Donald Trump, Literature Lover March 29, 2019

Trump (Pixabay)

I’m no fan of Donald Trump. I wouldn’t say I’m in the #Resistance. My favorite candidates in the current primary are probably Sanders and Warren. I’ve got some love for AOC and mostly find the way the Democrats have chosen to do things over the last couple of years ineffectual, though they’ve achieved some modest successes—like their small victory in the midterms. Trump, however, tells us something about the actual nature of politics, something that the Dems have generally struggled with. Politics is a narrative art; it’s about spinning tales, myths, that people can believe in and act on. Capture a person’s mind and you mobilize him. As paradigms fail, they fade away.

It’s the art of storytelling that motivates the masses as much as anything else. The story doesn’t need to be coherent (very few are). The French Revolution was not a program, but a half-spontaneous outpouring of outrage centered on several key terms. Obama’s campaign is well known for its sloganeering. Ronald Reagan was, after all, a B-movie actor who knew how to play a crowd. Trump, for all his bumbling and basic incoherence, plays with language in a way that engages people. Call it “propaganda”; call it “mythmaking.” These can be distilled into images: the king and father God of the Middle Ages, the worker, raising hammer and sickle against a backdrop of wheat of East Germany. They can also be assortments of words and monikers: “low-energy Jeb,” “bigly,” “crisis,” “coup.”

These are the same sorts of stories that captivate us in literary texts. A book presents a certain world and asks the reader to engage it, to immerse him- or herself in it, to believe it and its parameters if only for a moment. Such tales can claim to be “realistic,” thereby informing how we think about the “real world.” They can be so patently fantastic that they, paradoxically, reveal the absurdities of our world, our lives.

Stories are, of course, thus dangerous. That’s why Plato suggested the poets be expelled from the ideal city:

And now we may fairly take him and place him by the side of the painter, for he is like him in two ways: first, inasmuch as his creations have an inferior degree of truth—in this, I say, he is like him; and he is also like him in being concerned with an inferior part of the soul; and therefore we shall be right in refusing to admit him into a well-ordered State, because he awakens and nourishes and strengthens the feelings and impairs the reason. As in a city when the evil are permitted to have authority and the good are put out of the way, so in the soul of man, as we maintain, the imitative poet implants an evil constitution, for he indulges the irrational nature which has no discernment of greater and less, but thinks the same thing at one time great and at another small; he is a manufacturer of images and is very far removed from the truth. (Republic Book X)
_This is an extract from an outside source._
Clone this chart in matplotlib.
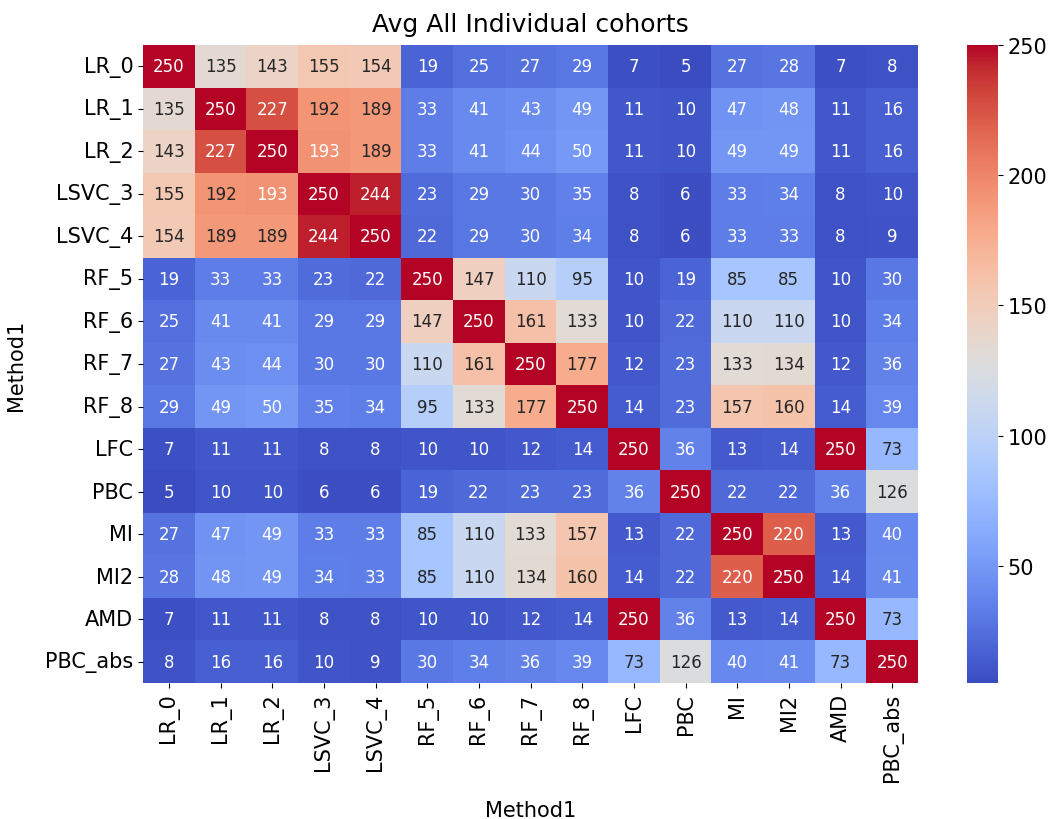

If one believes one way of being in the world to be true, one feels threatened by emerging, fake stories. As Aristotle tells us, these sorts of stories are the most dangerous in democracies, where the majority of people can be exposed to them, moved by them:

Again, the evil practices of the last and worst form of democracy are all found in tyrannies. Such are the power given to women in their families in the hope that they will inform against their husbands, and the license which is allowed to slaves in order that they may betray their masters; for slaves and women do not conspire against tyrants; and they are of course friendly to tyrannies and also to democracies, since under them they have a good time. For the people too would fain be a monarch, and therefore by them, as well as by the tyrant, the flatterer is held in honor; in democracies he is the demagogue; and the tyrant also has those who associate with him in a humble spirit, which is a work of flattery.(Politics V)

We don’t need to follow Aristotle’s taxonomy to see the basic point: stories can be used to flatter certain groups, convince them they’re right, and thereby mobilize them for action, perhaps ending in tyranny.